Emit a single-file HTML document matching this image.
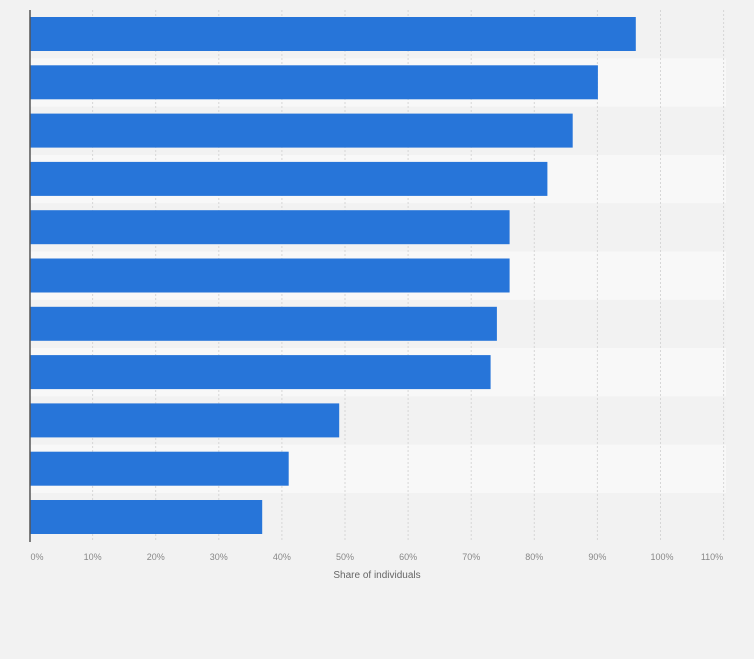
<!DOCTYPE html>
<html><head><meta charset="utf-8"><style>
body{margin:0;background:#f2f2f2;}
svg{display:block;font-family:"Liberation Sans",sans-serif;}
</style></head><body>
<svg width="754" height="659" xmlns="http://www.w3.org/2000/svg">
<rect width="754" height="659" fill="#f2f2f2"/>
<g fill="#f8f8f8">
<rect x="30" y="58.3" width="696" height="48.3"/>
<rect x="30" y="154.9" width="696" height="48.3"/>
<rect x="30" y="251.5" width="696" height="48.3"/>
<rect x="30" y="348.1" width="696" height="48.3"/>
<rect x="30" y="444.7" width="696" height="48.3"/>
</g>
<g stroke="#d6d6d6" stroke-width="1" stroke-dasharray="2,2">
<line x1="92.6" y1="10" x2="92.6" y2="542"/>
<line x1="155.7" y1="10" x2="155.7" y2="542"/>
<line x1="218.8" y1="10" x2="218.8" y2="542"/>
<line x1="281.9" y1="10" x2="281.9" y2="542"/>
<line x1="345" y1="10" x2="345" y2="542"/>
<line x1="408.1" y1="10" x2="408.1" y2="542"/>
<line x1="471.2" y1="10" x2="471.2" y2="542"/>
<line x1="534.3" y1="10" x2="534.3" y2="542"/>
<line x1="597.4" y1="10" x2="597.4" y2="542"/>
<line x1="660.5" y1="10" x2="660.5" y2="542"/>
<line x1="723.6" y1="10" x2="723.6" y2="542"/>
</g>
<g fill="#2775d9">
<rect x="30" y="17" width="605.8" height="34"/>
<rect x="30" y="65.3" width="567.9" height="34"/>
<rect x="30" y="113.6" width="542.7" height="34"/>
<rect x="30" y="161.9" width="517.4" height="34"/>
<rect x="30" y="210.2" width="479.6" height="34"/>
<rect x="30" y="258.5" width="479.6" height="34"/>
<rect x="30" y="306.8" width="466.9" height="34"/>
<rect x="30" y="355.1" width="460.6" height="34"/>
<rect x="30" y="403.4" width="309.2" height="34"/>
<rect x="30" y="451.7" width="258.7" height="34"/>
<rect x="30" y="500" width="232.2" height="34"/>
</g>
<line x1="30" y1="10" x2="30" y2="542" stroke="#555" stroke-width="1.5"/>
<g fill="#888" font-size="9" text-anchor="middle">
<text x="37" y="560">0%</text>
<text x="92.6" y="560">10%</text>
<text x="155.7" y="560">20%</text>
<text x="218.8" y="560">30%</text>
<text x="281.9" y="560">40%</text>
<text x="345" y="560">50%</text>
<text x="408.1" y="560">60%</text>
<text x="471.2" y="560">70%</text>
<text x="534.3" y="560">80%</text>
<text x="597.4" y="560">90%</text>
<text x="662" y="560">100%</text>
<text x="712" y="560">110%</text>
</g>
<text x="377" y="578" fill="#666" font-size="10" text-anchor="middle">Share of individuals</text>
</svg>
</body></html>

::::::::

Problem details
Quote the data above in full and without alteration; skip the pictures.

Task output
Emit a single-file HTML document matching this image.
<!DOCTYPE html>
<html><head><meta charset="utf-8"><style>
body{margin:0;background:#f2f2f2;}
svg{display:block;font-family:"Liberation Sans",sans-serif;}
</style></head><body>
<svg width="754" height="659" xmlns="http://www.w3.org/2000/svg">
<rect width="754" height="659" fill="#f2f2f2"/>
<g fill="#f8f8f8">
<rect x="30" y="58.3" width="696" height="48.3"/>
<rect x="30" y="154.9" width="696" height="48.3"/>
<rect x="30" y="251.5" width="696" height="48.3"/>
<rect x="30" y="348.1" width="696" height="48.3"/>
<rect x="30" y="444.7" width="696" height="48.3"/>
</g>
<g stroke="#d6d6d6" stroke-width="1" stroke-dasharray="2,2">
<line x1="92.6" y1="10" x2="92.6" y2="542"/>
<line x1="155.7" y1="10" x2="155.7" y2="542"/>
<line x1="218.8" y1="10" x2="218.8" y2="542"/>
<line x1="281.9" y1="10" x2="281.9" y2="542"/>
<line x1="345" y1="10" x2="345" y2="542"/>
<line x1="408.1" y1="10" x2="408.1" y2="542"/>
<line x1="471.2" y1="10" x2="471.2" y2="542"/>
<line x1="534.3" y1="10" x2="534.3" y2="542"/>
<line x1="597.4" y1="10" x2="597.4" y2="542"/>
<line x1="660.5" y1="10" x2="660.5" y2="542"/>
<line x1="723.6" y1="10" x2="723.6" y2="542"/>
</g>
<g fill="#2775d9">
<rect x="30" y="17" width="605.8" height="34"/>
<rect x="30" y="65.3" width="567.9" height="34"/>
<rect x="30" y="113.6" width="542.7" height="34"/>
<rect x="30" y="161.9" width="517.4" height="34"/>
<rect x="30" y="210.2" width="479.6" height="34"/>
<rect x="30" y="258.5" width="479.6" height="34"/>
<rect x="30" y="306.8" width="466.9" height="34"/>
<rect x="30" y="355.1" width="460.6" height="34"/>
<rect x="30" y="403.4" width="309.2" height="34"/>
<rect x="30" y="451.7" width="258.7" height="34"/>
<rect x="30" y="500" width="232.2" height="34"/>
</g>
<line x1="30" y1="10" x2="30" y2="542" stroke="#555" stroke-width="1.5"/>
<g fill="#888" font-size="9" text-anchor="middle">
<text x="37" y="560">0%</text>
<text x="92.6" y="560">10%</text>
<text x="155.7" y="560">20%</text>
<text x="218.8" y="560">30%</text>
<text x="281.9" y="560">40%</text>
<text x="345" y="560">50%</text>
<text x="408.1" y="560">60%</text>
<text x="471.2" y="560">70%</text>
<text x="534.3" y="560">80%</text>
<text x="597.4" y="560">90%</text>
<text x="662" y="560">100%</text>
<text x="712" y="560">110%</text>
</g>
<text x="377" y="578" fill="#666" font-size="10" text-anchor="middle">Share of individuals</text>
</svg>
</body></html>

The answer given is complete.